Ashim Ahluwalia’s morbid interest in the darkest annals of his country’s national cinema has sparked his own career as a filmmaker; for years, the Bard graduate has toiled to make a documentary about the underbelly of the Indian movie business. But Ahluwalia’s efforts were stymied by the fact that few of his subjects were willing to appear on camera, which is in itself a telling indictment of how severely India policed its porn. (The distribution of pornographic materials is still illegal.) Determined to shine a light on this underworld one way or another, Ahluwalia called an audible and diverted his efforts toward Miss Lovely, a lightly narrativized work of historical fiction that re-creates the era from the ground up, then snakes through it like a Scorsese tracking shot on ketamine.
The plot, such as it is, follows siblings Sonu (Nawazuddin Siddiqui) and Vicky (Anil George), porn producers who are rotting away in the lower depths of a seemingly bottomless industry. Sonu is neither noble nor especially bright—in fact, he’s often especially stupid—but he’s the hero by default, a veritable saint by comparison with his cutthroat older brother. The film follows these partners in crime up the ranks of Mumbai’s stinking smut kingdom, as their tenuous fraternal bond is strained by Sonu’s aspirations of making a romantic movie, and also by the fact that Vicky is a complete sociopath. All matter of unclean shenanigans ensue.
Miss Lovely doesn’t merely eschew the plastic Bollywood spectacles that have come to define India’s commercial cinema, it’s openly contemptuous of them. Ahluwalia’s fluid concept of time, as well as his almost-all-encompassing approach to form, direct attention behind the screen in a way that transcends the filthy trappings of the story’s limited milieu.

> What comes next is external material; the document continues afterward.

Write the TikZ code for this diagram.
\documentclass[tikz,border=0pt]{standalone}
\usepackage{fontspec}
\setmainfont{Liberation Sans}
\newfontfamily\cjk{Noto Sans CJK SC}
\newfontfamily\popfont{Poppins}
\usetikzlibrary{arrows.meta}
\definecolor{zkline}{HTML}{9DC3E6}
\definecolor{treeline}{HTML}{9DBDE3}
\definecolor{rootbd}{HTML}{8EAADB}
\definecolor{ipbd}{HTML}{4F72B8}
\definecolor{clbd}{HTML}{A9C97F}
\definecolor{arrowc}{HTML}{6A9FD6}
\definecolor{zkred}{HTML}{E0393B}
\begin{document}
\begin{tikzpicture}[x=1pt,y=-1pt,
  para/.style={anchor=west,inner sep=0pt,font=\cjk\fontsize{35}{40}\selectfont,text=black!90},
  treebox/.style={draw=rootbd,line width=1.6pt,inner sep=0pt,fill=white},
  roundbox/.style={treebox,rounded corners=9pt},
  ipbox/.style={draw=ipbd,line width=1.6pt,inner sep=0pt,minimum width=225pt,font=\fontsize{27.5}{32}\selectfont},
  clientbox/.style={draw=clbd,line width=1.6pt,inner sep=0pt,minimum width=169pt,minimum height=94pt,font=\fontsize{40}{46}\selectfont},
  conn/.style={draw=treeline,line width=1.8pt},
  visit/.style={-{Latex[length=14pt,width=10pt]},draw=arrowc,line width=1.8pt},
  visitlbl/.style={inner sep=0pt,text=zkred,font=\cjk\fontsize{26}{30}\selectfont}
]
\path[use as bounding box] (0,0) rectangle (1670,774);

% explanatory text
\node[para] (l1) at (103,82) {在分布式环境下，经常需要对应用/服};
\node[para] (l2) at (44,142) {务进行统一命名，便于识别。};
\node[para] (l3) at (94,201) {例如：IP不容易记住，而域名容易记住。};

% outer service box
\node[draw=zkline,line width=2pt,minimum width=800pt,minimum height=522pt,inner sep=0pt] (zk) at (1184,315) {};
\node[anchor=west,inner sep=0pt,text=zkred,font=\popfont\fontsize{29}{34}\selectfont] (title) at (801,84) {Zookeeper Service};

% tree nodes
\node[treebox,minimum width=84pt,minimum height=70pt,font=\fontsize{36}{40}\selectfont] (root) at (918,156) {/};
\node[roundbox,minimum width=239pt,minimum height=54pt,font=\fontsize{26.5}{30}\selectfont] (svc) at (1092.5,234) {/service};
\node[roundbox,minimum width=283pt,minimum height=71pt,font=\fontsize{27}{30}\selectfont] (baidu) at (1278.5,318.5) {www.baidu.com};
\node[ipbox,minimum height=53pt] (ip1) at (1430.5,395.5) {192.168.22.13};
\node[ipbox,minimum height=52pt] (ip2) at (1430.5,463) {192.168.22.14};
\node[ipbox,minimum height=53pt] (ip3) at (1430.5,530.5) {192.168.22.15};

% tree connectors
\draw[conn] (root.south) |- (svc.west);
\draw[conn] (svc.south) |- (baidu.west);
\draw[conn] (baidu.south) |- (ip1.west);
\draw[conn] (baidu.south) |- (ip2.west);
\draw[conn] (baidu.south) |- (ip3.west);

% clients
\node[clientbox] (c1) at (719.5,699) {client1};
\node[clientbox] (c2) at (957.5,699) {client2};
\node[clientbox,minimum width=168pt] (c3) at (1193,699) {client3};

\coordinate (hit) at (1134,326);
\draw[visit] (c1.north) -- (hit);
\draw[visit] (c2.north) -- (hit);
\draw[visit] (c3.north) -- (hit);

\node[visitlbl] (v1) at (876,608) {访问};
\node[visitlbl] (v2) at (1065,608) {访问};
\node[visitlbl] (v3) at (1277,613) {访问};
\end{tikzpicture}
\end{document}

Miss Lovely looks, sounds, and moves nothing like contemporary Indian cinema as it’s been sold to Western audiences. The films within the film crib heavily from Dario Argento, while the brunt of the action dilutes that giallo musk with the somnambulant style of Nicolas Winding Refn and Goodfellas’ rat-eat-rat power dynamics. It’s a stiff cocktail that tastes a lot better than it smells, so evocatively shot on color-faded Super 16 and 35mm that the audience can almost smell the crusted semen on the seats of the porn theaters. It isn’t always appetizing, but Ahluwalia’s commitment to accurately capturing the era’s aesthetic almost compensates for his failure to mine a good story from a great setting.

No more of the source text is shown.